Competitive swimmers often find themselves facing various environmental challenges during outdoor pool meets. Swimming in different climates, altitudes, and weather conditions can significantly impact performance. Swimmers must understand these factors for preparation and optimal performance, no matter the environment.

Swimming in Different Climates

Hot and Humid Climates

High temperatures and humidity can lead to increased perspiration, potentially causing dehydration and affecting performance. Hydration is key in hot and humid climates. Swimmers should drink plenty of water leading up to the meet and have access to fluids during the competition. Proper warm-ups and cooldowns are essential to prevent injuries and minimize heat-related stress.

Cold Climates

Cold weather can lead to muscle stiffness and reduced flexibility, impacting swimming efficiency and speed. Warm-up sessions become even more critical in cold climates. Dynamic stretches and exercises can help swimmers increase blood flow and maintain flexibility. Additionally, wearing appropriate gear, such as parkas and warm clothes, can help retain body heat between races.

Swimming at Different Altitudes

Competing at higher altitudes means lower oxygen levels, which can result in decreased endurance and performance. Arriving a few days before the meet at higher altitudes allows swimmers to acclimatize gradually. They can adjust their training to include shorter and less intense sessions, progressively building up to race-level efforts.

Swimming in Various Weather Conditions

Rain and Storms

Rain and storms during outdoor pool meets can affect visibility and create challenging water conditions. Swimmers should familiarize themselves with the pool layout and prepare for varying weather conditions. Properly fitting goggles that provide clear visibility are crucial, and coaches should communicate any safety measures during inclement weather.


Strong winds can cause choppy water, leading to stroke disruptions and potential time variations. Swimmers can modify their strokes to account for the additional resistance. Coaches can also advise on race strategy adjustments based on wind direction.

Sun and Heat

Prolonged sun exposure can cause sunburn, fatigue, and heat-related issues. Swimmers should apply waterproof sunscreen before the competition and wear appropriate swim caps and clothing to protect against harmful UV rays. Staying in the shade between races and staying well-hydrated is essential in hot weather.

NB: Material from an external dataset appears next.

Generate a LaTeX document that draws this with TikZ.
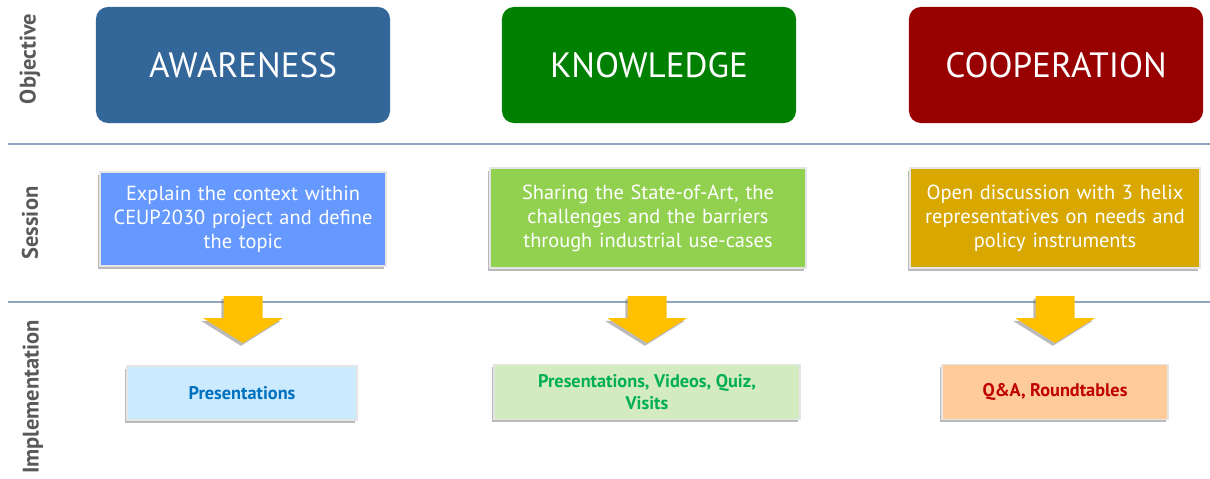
\documentclass[tikz,border=0pt]{standalone}
\usepackage{fontspec}
\setmainfont{PT Sans}
\usetikzlibrary{shadows}
\definecolor{awareblue}{HTML}{336699}
\definecolor{knowgreen}{HTML}{008000}
\definecolor{coopred}{HTML}{990000}
\definecolor{sessblue}{HTML}{6699FF}
\definecolor{sessgreen}{HTML}{92D050}
\definecolor{sessgold}{HTML}{D8A800}
\definecolor{arrowgold}{HTML}{FFC000}
\definecolor{implblue}{HTML}{CCEAFD}
\definecolor{impltextblue}{HTML}{0070C0}
\definecolor{implgreen}{HTML}{D4EAC0}
\definecolor{impltextgreen}{HTML}{00B050}
\definecolor{implorange}{HTML}{FFCC99}
\definecolor{impltextred}{HTML}{C00000}
\definecolor{rowgray}{HTML}{595959}
\definecolor{rulegray}{HTML}{8FA5BF}

\tikzset{
  goal/.style={rounded corners=0.3cm, minimum width=7.35cm, minimum height=2.9cm,
    text=white, font=\fontsize{25}{30}\selectfont},
  boxshadow/.style={drop shadow={shadow xshift=-1.5pt, shadow yshift=-2pt,
    opacity=0.45, fill=black!60}},
  session/.style={boxshadow, draw=white!80!gray, line width=0.8pt, align=center,
    text=white, font=\fontsize{14.5}{17}\selectfont},
  impl/.style={boxshadow, draw=white!80!gray, line width=0.8pt, align=center,
    font=\bfseries\fontsize{13}{16}\selectfont},
  rowlabel/.style={rotate=90, text=rowgray, font=\bfseries\fontsize{16}{18}\selectfont},
  rowrule/.style={rulegray, line width=0.8pt},
}

\begin{document}
\begin{tikzpicture}[x=0.025cm, y=-0.025cm]
  \useasboundingbox (0,0) rectangle (1210,479);

  % row titles
  \node[rowlabel] (objlab) at (30,59) {Objective};
  \node[rowlabel] (seslab) at (30,223) {Session};
  \node[rowlabel] (implab) at (33,397) {Implementation};

  % separators
  \draw[rowrule] (8,144) -- (1210,144);
  \draw[rowrule] (8,302) -- (1210,302);

  % objectives
  \node[goal, fill=awareblue] (aware) at (243,65) {AWARENESS};
  \node[goal, fill=knowgreen] (know) at (649,65) {KNOWLEDGE};
  \node[goal, fill=coopred] (coop) at (1056,65) {COOPERATION};

  % sessions
  \node[session, fill=sessblue, minimum width=7.15cm, minimum height=2.35cm, text width=6.8cm]
    (sesaware) at (243,219) {Explain the context within\\CEUP2030 project and define\\the topic};
  \node[session, fill=sessgreen, minimum width=7.9cm, minimum height=2.5cm, text width=7.6cm]
    (sesknow) at (648,218) {Sharing the State-of-Art, the\\challenges and the barriers\\through industrial use-cases};
  \node[session, fill=sessgold, minimum width=7.25cm, minimum height=2.5cm, text width=7cm]
    (sescoop) at (1055,218) {Open discussion with 3 helix\\representatives on needs and\\policy instruments};

  % down arrows
  \foreach \cx in {243,647,1055}
    \fill[arrowgold, boxshadow] (\cx-19.5,296) -- (\cx+19.5,296) -- (\cx+19.5,318)
      -- (\cx+40,318) -- (\cx,343) -- (\cx-40,318) -- (\cx-19.5,318) -- cycle;

  % implementation
  \node[impl, fill=implblue, text=impltextblue, minimum width=5.75cm, minimum height=1.35cm]
    (impaware) at (242,393) {Presentations};
  \node[impl, fill=implgreen, text=impltextgreen, minimum width=7.65cm, minimum height=1.375cm]
    (impknow) at (647,392) {Presentations, Videos, Quiz,\\Visits};
  \node[impl, fill=implorange, text=impltextred, minimum width=5.65cm, minimum height=1.375cm]
    (impcoop) at (1055,392) {Q\&A, Roundtables};
\end{tikzpicture}
\end{document}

Competitive swimmers participating in outdoor meets must be prepared to adapt to different climates, altitudes, and weather conditions that can impact their performance. Proper hydration, warm-ups, and adjustments to training routines are crucial for optimizing performance in various environments. By understanding the effects and taking proactive measures, swimmers can confidently face the challenges presented by competitions and excel in their races.